CSV Splitter
Overview
The CSV Splitter for Mendix module simplifies handling large CSV files by splitting them into manageable chunks, enhancing performance and manageability in Mendix applications. Users can define the number of rows per split, ensuring smooth processing of extensive datasets. Each chunk is stored as a FileDocument, facilitating easy retrieval while reducing memory usage.
This module also includes advanced functionality with the Excel Splitter, designed to handle large Excel files efficiently. It supports splitting by rows or threads based on user-defined parameters:
- Row-Based Splitting: Divides the Excel file into files containing a fixed number of rows.
- Thread-Based Splitting: Splits the file into a specified number of chunks, distributing rows evenly across them.
The Excel Splitter preserves headers (if enabled) and outputs chunks in .xlsx format. The feature logs processing times, ensuring transparency and performance tracking.
Key Features:
- Splitting CSV and Excel files into manageable pieces.
- Flexible splitting methods: by rows or threads.
- Efficient memory management using FileDocument storage.
- Supports headers in output files.
- Comprehensive error handling and logging for robust operation.
Additional Notes:
The implementation includes safeguards to preserve custom user code between regeneration cycles in Mendix Studio Pro. It adheres to modern coding practices, supporting special characters in comments and leveraging enhanced Java functionalities for improved maintainability.
Documentation
The CSV and Excel Splitter Module is a utility designed for Mendix applications to handle large datasets efficiently. It allows users to split CSV and Excel files into smaller, manageable chunks, simplifying data processing and improving performance. The module supports various splitting methods, retains headers, and saves output files as FileDocument objects for easy management.
Features
The module includes the following core functionalities:
- CSV Splitting
- Splits large CSV files into smaller chunks based on a user-defined number of rows per chunk.

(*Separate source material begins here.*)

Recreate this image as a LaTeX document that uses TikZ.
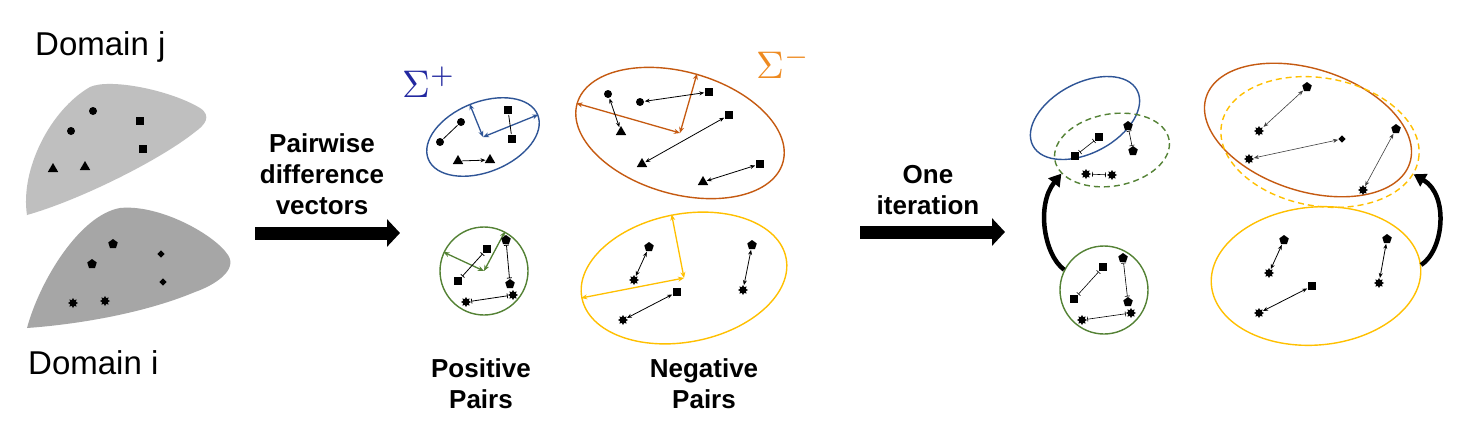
\documentclass[tikz,border=0pt]{standalone}
\usepackage{fontspec}
\setmainfont{Liberation Sans}
\usetikzlibrary{shapes.geometric,arrows.meta}
\definecolor{cblue}{HTML}{2F5597}
\definecolor{corange}{HTML}{C55A11}
\definecolor{cgreen}{HTML}{548235}
\definecolor{cyellow}{HTML}{FFC000}
\definecolor{sigplus}{HTML}{2228A0}
\definecolor{sigminus}{HTML}{EE8A20}
\definecolor{blobA}{HTML}{BFBFBF}
\definecolor{blobB}{HTML}{A6A6A6}
\begin{document}
\begin{tikzpicture}[x=1pt,y=1pt,
  sym/.style={fill=black,inner sep=0pt,outer sep=0.8pt},
  circ/.style={sym,circle,minimum size=8pt},
  sqr/.style={sym,rectangle,minimum size=8pt},
  tri/.style={sym,regular polygon,regular polygon sides=3,minimum size=12pt},
  pent/.style={sym,regular polygon,regular polygon sides=5,minimum size=10pt},
  dia/.style={sym,diamond,minimum size=8pt},
  burst/.style={sym,star,star points=8,star point ratio=1.6,minimum size=10pt},
  region/.style={ellipse,inner sep=0pt,line width=1.4pt},
  disc/.style={circle,inner sep=0pt,line width=1.4pt},
  dashedregion/.style={region,dash pattern=on 6pt off 4pt},
  axisarr/.style={line width=1.3pt,{Stealth[length=6pt,width=5pt]}-{Stealth[length=6pt,width=5pt]}},
  duo/.style={line width=0.8pt,{Stealth[length=5pt,width=4pt]}-{Stealth[length=5pt,width=4pt]}},
  duothin/.style={line width=0.6pt,draw=black!75,{Stealth[length=5pt,width=4pt]}-{Stealth[length=5pt,width=4pt]}},
  barred/.style={line width=0.8pt,{Bar[width=5pt]}-{Bar[width=5pt]}},
  plainpair/.style={line width=0.8pt},
  bigarrow/.style={line width=13pt,-{Triangle[length=13pt,width=27pt]}},
  curvearrow/.style={line width=4.5pt,-{Triangle[length=12pt,width=14pt]}},
  lbl/.style={font=\fontsize{26}{31}\selectfont\bfseries,align=center,inner sep=0pt},
  domlbl/.style={font=\fontsize{33}{40}\selectfont,inner sep=0pt,anchor=base west},
  siglbl/.style={anchor=base west,inner sep=0pt},
]
\fill[white] (0,0) rectangle (1468,-434);
\useasboundingbox (0,0) rectangle (1468,-434);

% ---------- left blobs ----------
\fill[blobA] (27,-215) .. controls (20,-170) and (50,-110) .. (90,-87)
  .. controls (110,-78) and (170,-90) .. (200,-108)
  .. controls (212,-116) and (205,-125) .. (195,-132)
  .. controls (160,-160) and (80,-200) .. (27,-215) -- cycle;
\fill[blobB] (27,-328) .. controls (40,-280) and (80,-215) .. (120,-208)
  .. controls (160,-204) and (215,-235) .. (228,-255)
  .. controls (238,-270) and (215,-285) .. (195,-292)
  .. controls (140,-315) and (70,-325) .. (27,-328) -- cycle;
\node[circ] (lc1) at (93,-111) {};
\node[circ] (lc2) at (71,-131) {};
\node[sqr] (ls1) at (140,-121) {};
\node[sqr] (ls2) at (143,-149) {};
\node[tri] (lt1) at (53,-169) {};
\node[tri] (lt2) at (85,-167) {};
\node[pent] (lp1) at (113,-244) {};
\node[pent] (lp2) at (92,-264) {};
\node[dia] (ld1) at (161,-254) {};
\node[dia] (ld2) at (163,-282) {};
\node[burst] (lb1) at (73,-303) {};
\node[burst] (lb2) at (105,-301) {};

\node[domlbl] (dj) at (35,-55) {Domain j};
\node[domlbl] (di) at (28,-374) {Domain i};

% ---------- big arrows & labels ----------
\node[lbl,anchor=north] (pdv) at (322,-133) {Pairwise\\difference\\vectors};
\coordinate (pa1) at (255,-233);
\coordinate (pa2) at (400,-233);
\draw[bigarrow] (pa1) -- (pa2);

\node[lbl,anchor=north] (oit) at (928,-165) {One\\iteration};
\coordinate (oa1) at (860,-232);
\coordinate (oa2) at (1005,-232);
\draw[bigarrow] (oa1) -- (oa2);

\node[lbl,anchor=north] (pp) at (481,-358) {Positive\\Pairs};
\node[lbl,anchor=north] (np) at (704,-358) {Negative\\Pairs};

\node[siglbl,text=sigplus] (sp) at (402,-97) {\scalebox{3.85}{$\Sigma^+$}};
\node[siglbl,text=sigminus] (sm) at (756,-78) {\scalebox{3.85}{$\Sigma^-$}};

% ---------- middle: regions ----------
\node[region,draw=cblue,minimum width=118pt,minimum height=70pt,rotate=22] (be) at (483,-137) {};
\node[region,draw=corange,minimum width=214pt,minimum height=122pt,rotate=-16] (oe) at (680,-133) {};
\node[region,draw=cyellow,minimum width=208pt,minimum height=128pt,rotate=11] (ye) at (684,-278) {};
\node[disc,draw=cgreen,minimum size=88pt] (gc) at (484,-271) {};

\draw[axisarr,cblue] (be.center) -- (be.north);
\draw[axisarr,cblue] (be.center) -- (be.east);
\draw[axisarr,corange] (oe.center) -- (oe.north);
\draw[axisarr,corange] (oe.center) -- (oe.west);
\draw[axisarr,cyellow] (ye.center) -- (ye.north);
\draw[axisarr,cyellow] (ye.center) -- (ye.west);
\draw[axisarr,cgreen] (gc.center) -- (gc.155);
\draw[axisarr,cgreen] (gc.center) -- (gc.62);

% blue (positive, source)
\node[circ] (c1) at (440,-142) {};
\node[circ] (c2) at (461,-122) {};
\node[sqr] (s1) at (508,-110) {};
\node[sqr] (s2) at (512,-139) {};
\node[tri] (t1) at (458,-161) {};
\node[tri] (t2) at (490,-160) {};
\draw[plainpair] (c1) -- (c2);
\draw[plainpair] (s1) -- (s2);
\draw[plainpair,-{Stealth[length=5pt,width=4pt]}] (t1) -- (t2);

% orange (negative, source)
\node[circ] (oc1) at (608,-94) {};
\node[circ] (oc2) at (640,-102) {};
\node[sqr] (os1) at (709,-92) {};
\node[sqr] (os2) at (729,-115) {};
\node[sqr] (os3) at (760,-164) {};
\node[tri] (ot1) at (621,-132) {};
\node[tri] (ot2) at (642,-164) {};
\node[tri] (ot3) at (703,-182) {};
\draw[duo] (oc1) -- (ot1);
\draw[duo] (oc2) -- (os1);
\draw[duo] (os2) -- (ot2);
\draw[duo] (os3) -- (ot3);

% green (positive, target)
\node[sqr] (gs1) at (487,-249) {};
\node[sqr] (gs2) at (458,-281) {};
\node[pent] (gp1) at (506,-240) {};
\node[pent] (gp2) at (510,-284) {};
\node[burst] (gb1) at (513,-295) {};
\node[burst] (gb2) at (466,-302) {};
\draw[barred] (gs1) -- (gs2);
\draw[barred] (gp1) -- (gp2);
\draw[barred] (gb1) -- (gb2);

% yellow (negative, target)
\node[pent] (yp1) at (649,-247) {};
\node[pent] (yp2) at (752,-245) {};
\node[burst] (yb1) at (634,-280) {};
\node[burst] (yb2) at (743,-290) {};
\node[burst] (yb3) at (623,-320) {};
\node[sqr] (ys1) at (677,-292) {};
\draw[duo] (yp1) -- (yb1);
\draw[duo] (yp2) -- (yb2);
\draw[duo] (ys1) -- (yb3);

% ---------- right: after one iteration ----------
\node[region,draw=cblue,minimum width=118pt,minimum height=70pt,rotate=28] (rbe) at (1085,-118) {};
\node[dashedregion,draw=cgreen,minimum width=116pt,minimum height=72pt,rotate=10] (ge) at (1112,-150) {};
\node[disc,draw=cgreen,minimum size=88pt] (gc2) at (1104,-290) {};
\node[region,draw=corange,minimum width=214pt,minimum height=122pt,rotate=-18] (ro) at (1308,-130) {};
\node[dashedregion,draw=cyellow,minimum width=200pt,minimum height=128pt,rotate=-10] (yd) at (1320,-142) {};
\node[region,draw=cyellow,minimum width=210pt,minimum height=138pt,rotate=5] (ye2) at (1316,-276) {};

\node[sqr] (rs1) at (1099,-137) {};
\node[sqr] (rs2) at (1075,-156) {};
\node[pent] (rp1) at (1128,-126) {};
\node[pent] (rp2) at (1133,-151) {};
\node[burst] (rb1) at (1086,-174) {};
\node[burst] (rb2) at (1112,-175) {};
\draw[barred,line width=0.6pt] (rs1) -- (rs2);
\draw[barred,line width=0.6pt] (rp1) -- (rp2);
\draw[barred,line width=0.6pt] (rb1) -- (rb2);

\node[sqr] (qs1) at (1103,-267) {};
\node[sqr] (qs2) at (1074,-299) {};
\node[pent] (qp1) at (1123,-258) {};
\node[pent] (qp2) at (1128,-302) {};
\node[burst] (qb1) at (1131,-313) {};
\node[burst] (qb2) at (1082,-320) {};
\draw[barred,line width=0.6pt] (qs1) -- (qs2);
\draw[barred,line width=0.6pt] (qp1) -- (qp2);
\draw[barred,line width=0.6pt] (qb1) -- (qb2);

\node[pent] (up1) at (1307,-87) {};
\node[pent] (up2) at (1396,-129) {};
\node[burst] (ub1) at (1259,-131) {};
\node[burst] (ub2) at (1249,-159) {};
\node[burst] (ub3) at (1363,-190) {};
\node[dia] (ud1) at (1342,-139) {};
\draw[duothin] (up1) -- (ub1);
\draw[duothin] (ud1) -- (ub2);
\draw[duothin] (up2) -- (ub3);

\node[pent] (vp1) at (1284,-240) {};
\node[pent] (vp2) at (1387,-239) {};
\node[burst] (vb1) at (1269,-273) {};
\node[burst] (vb2) at (1379,-283) {};
\node[burst] (vb3) at (1259,-313) {};
\node[sqr] (vs1) at (1312,-286) {};
\draw[duo] (vp1) -- (vb1);
\draw[duo] (vp2) -- (vb2);
\draw[duo] (vs1) -- (vb3);

% curved arrows
\draw[curvearrow] (gc2.153) .. controls (1044,-255) and (1036,-205) .. (ge.195);
\draw[curvearrow] (ye2.1) .. controls (1444,-250) and (1449,-195) .. (yd.351);
\end{tikzpicture}
\end{document}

- Each chunk is stored as a FileDocument for streamlined retrieval and reduced memory overhead.
- Excel Splitting
- Supports splitting Excel files in two ways:
- Row-Based Splitting: Divides the file into smaller files containing a fixed number of rows.
- Thread-Based Splitting: Distributes rows evenly into a specified number of chunks.
- Output files retain the header row if enabled by the user.
- Chunks are generated in .xlsx format for compatibility with modern spreadsheet tools.
- Supports splitting Excel files in two ways:
- Error Handling
- Validates input parameters such as file content, split quantity, and method to ensure correct operation.
- Logs detailed error messages for troubleshooting issues.
- Performance Monitoring
- Logs processing details, including chunk generation times, to facilitate performance tracking.
Installation
- Import the module into your Mendix project from the Mendix App Store or as a downloaded package.
- Add the required dependencies for FileDocument and system proxies if not already available in your project.
- Configure the required user roles and permissions to ensure access to the splitter functionalities.
Usage Instructions
CSV Splitting
- Provide the CSV file as a FileDocument in Mendix.
- Specify the number of rows per chunk.
- Call the splitter logic, which outputs individual chunks as separate FileDocument objects.
Excel Splitting
- Upload an Excel file as a FileDocument in Mendix.
- Choose the splitting method:
- Row-Based Splitting: Specify the number of rows per chunk.
- Thread-Based Splitting: Define the number of chunks the file should be split into.
- Enable or disable header retention based on your requirements.
- Call the splitting logic, which returns the resulting chunks as .xlsx files saved in Mendix.